Friday, January 21, 2011

Women's Manga Beyond Japan (21 – 23 February, 2011)

Women's Manga Beyond Japan:
Contemporary Comics as Cultural Crossroads in Asia

Date: 21 – 23 February, 2011
Venue: Seminar Room A & B, AS7,
Faculty of Arts and Social Sciences, National University of Singapore
Free Admission (Registration required)

CO-SPONSORS:
National University of Singapore (Japanese Studies Departure)
Japan Foundation
Women’s MANGA Research Project (Grant-in-Aid for Scientific Research (B) No. 21320044 “Research in Women's Manga: Subjectivity, Globalization, and the Possibilities for Expression”)
In the last two decades, manga has become a global medium, a transcultural phenomenon which has spread all over the world. There are many reasons why manga has generated such massive international interest. One can be found in the gender-related practices and discourses it gives rise to. Previously prevailing forms of comics, such as American and Franco-Belgian productions, were mainly targeted at male readers, while manga appeals to girls and women as well, both as creators and readers. Manga for girls and women occupy a particular position: the manga style become a favorite means of young women's expression worldwide, and women dominate the realm of fan creations recently; furthermore, girls' and women's comics contribute significantly to exploring gender and sexualities, not limited to heterosexual femininity.

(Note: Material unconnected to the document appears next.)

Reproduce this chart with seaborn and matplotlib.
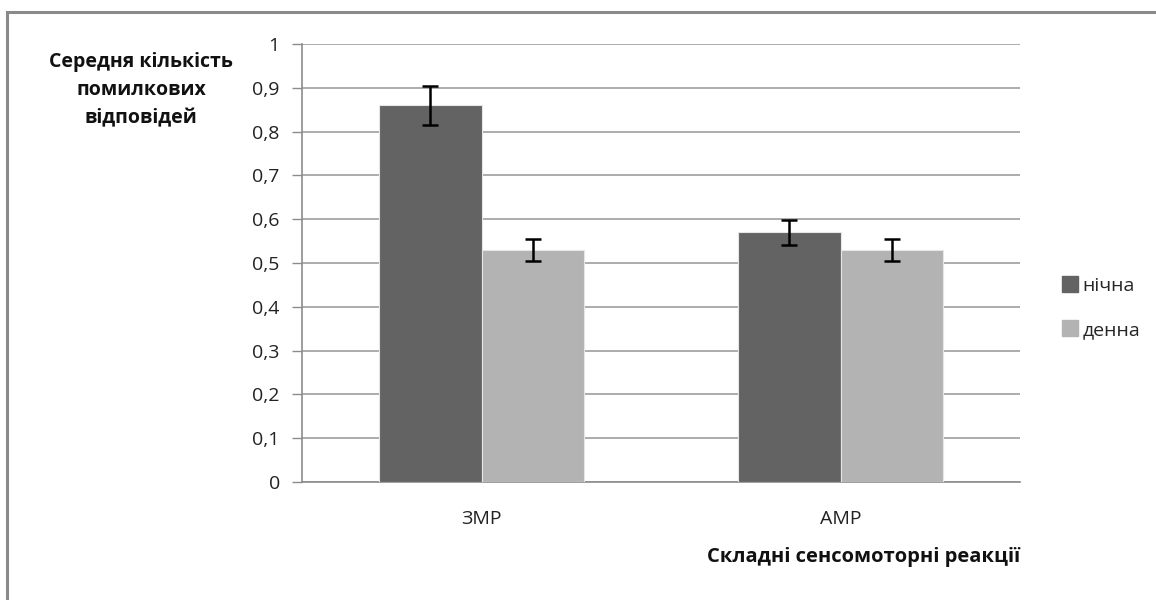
import numpy as np
import pandas as pd
import matplotlib
matplotlib.use("Agg")
import matplotlib.pyplot as plt
import seaborn as sns
from matplotlib.patches import Rectangle
from matplotlib.lines import Line2D

categories = ["ЗМР", "АМР"]
shifts = ["нічна", "денна"]
night_values = [0.86, 0.57]
day_values = [0.53, 0.53]
night_err = [0.044, 0.028]
day_err = [0.025, 0.025]
yticks = [0, 0.1, 0.2, 0.3, 0.4, 0.5, 0.6, 0.7, 0.8, 0.9, 1]
ytick_labels = ["0", "0,1", "0,2", "0,3", "0,4", "0,5", "0,6", "0,7", "0,8", "0,9", "1"]

colors = {"нічна": "#636363", "денна": "#b3b3b3"}

df = pd.DataFrame({
    "category": categories * 2,
    "shift": [shifts[0]] * 2 + [shifts[1]] * 2,
    "value": night_values + day_values,
    "err": night_err + day_err,
})

sns.set_style("white")
plt.rcParams['font.family'] = ['Open Sans', 'DejaVu Sans']

fig = plt.figure(figsize=(11.56, 6), dpi=100)
ax = fig.add_axes([302 / 1156, 1 - 482 / 600, 718 / 1156, 438 / 600])

sns.barplot(data=df, x="category", y="value", hue="shift", order=categories,
            hue_order=shifts, palette=colors, width=0.572, errorbar=None,
            edgecolor="#e6e6e6", linewidth=0.8, ax=ax, legend=False, zorder=3)

# error bars at the centres of the drawn bars
bars = [p for p in ax.patches if isinstance(p, Rectangle)]
for i, s in enumerate(shifts):
    sub = df[df["shift"] == s].set_index("category").loc[categories]
    group = bars[i * len(categories):(i + 1) * len(categories)]
    xs = [b.get_x() + b.get_width() / 2 for b in group]
    ax.errorbar(xs, sub["value"], yerr=sub["err"], fmt="none", ecolor="black",
                elinewidth=1.8, capsize=6, capthick=1.8, zorder=4)

ax.set_ylim(0, 1)
ax.set_xlim(-0.5, 1.5)
ax.set_yticks(yticks)
ax.set_yticklabels(ytick_labels, fontsize=14, color="#222222")
ax.set_xticks(range(len(categories)))
ax.set_xticklabels(categories, fontsize=14, color="#222222")
ax.set_xticks([-0.5, 0.5, 1.5], minor=True)
ax.tick_params(axis="x", which="major", length=0, pad=20)
ax.tick_params(axis="x", which="minor", length=8, width=1, color="#8c8c8c", direction="out")
ax.tick_params(axis="y", length=7, width=1, color="#8c8c8c", direction="out", pad=9, left=True)
ax.yaxis.grid(True, color="#a6a6a6", linewidth=1.3, zorder=0)
ax.set_axisbelow(True)
for side in ["top", "right"]:
    ax.spines[side].set_visible(False)
for side in ["left", "bottom"]:
    ax.spines[side].set_color("#8c8c8c")
    ax.spines[side].set_linewidth(1.2)
ax.set_xlabel("")
ax.set_ylabel("")

fig.text(141 / 1156, 1 - 90 / 600, "Середня кількість\nпомилкових\nвідповідей",
         ha="center", va="center", fontsize=14, fontweight="bold",
         linespacing=1.55, color="#111111")
fig.text(1020 / 1156, 1 - 557 / 600, "Складні сенсомоторні реакції",
         ha="right", va="center", fontsize=14.5, fontweight="bold", color="#111111")

handles = [Line2D([0], [0], marker="s", linestyle="none", markersize=11,
                  markerfacecolor=colors[s], markeredgecolor=colors[s]) for s in shifts]
fig.legend(handles, shifts, loc="center left", bbox_to_anchor=(1052 / 1156, 1 - 308 / 600),
           frameon=False, fontsize=14, handletextpad=0.15, labelspacing=1.35,
           borderaxespad=0, handlelength=1.0)

fig.patches.append(Rectangle((7 / 1156, -0.05), 1.1, 1 - 12 / 600 + 0.05,
                             transform=fig.transFigure, fill=False,
                             edgecolor="#8a8a8a", linewidth=2.2))

fig.savefig("out.png", dpi=100, facecolor="white")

Inviting John. A. Lent as a keynote speaker, a forerunner who has contributed to unite comics, comics artists, and comics scholars all over the world, and focusing on female artists and their works in Asia from both scholarly and artistic perspectives, we would like to examine the ongoing conceptualization of manga, which has perhaps proved more inspiring to female readers and authors than any previous form of comics anywhere in the world.

We hope our international and transcultural approach to women as subjects of sequential art and manga, a new style of visual narrative, will suggest likely points of common interest for various cultures and readers far beyond Japan. The symposium approaches “women's manga/comics” in an inter- as well as transcultural way in order to explore common scholarly interests related to sequential art in general and manga in particular.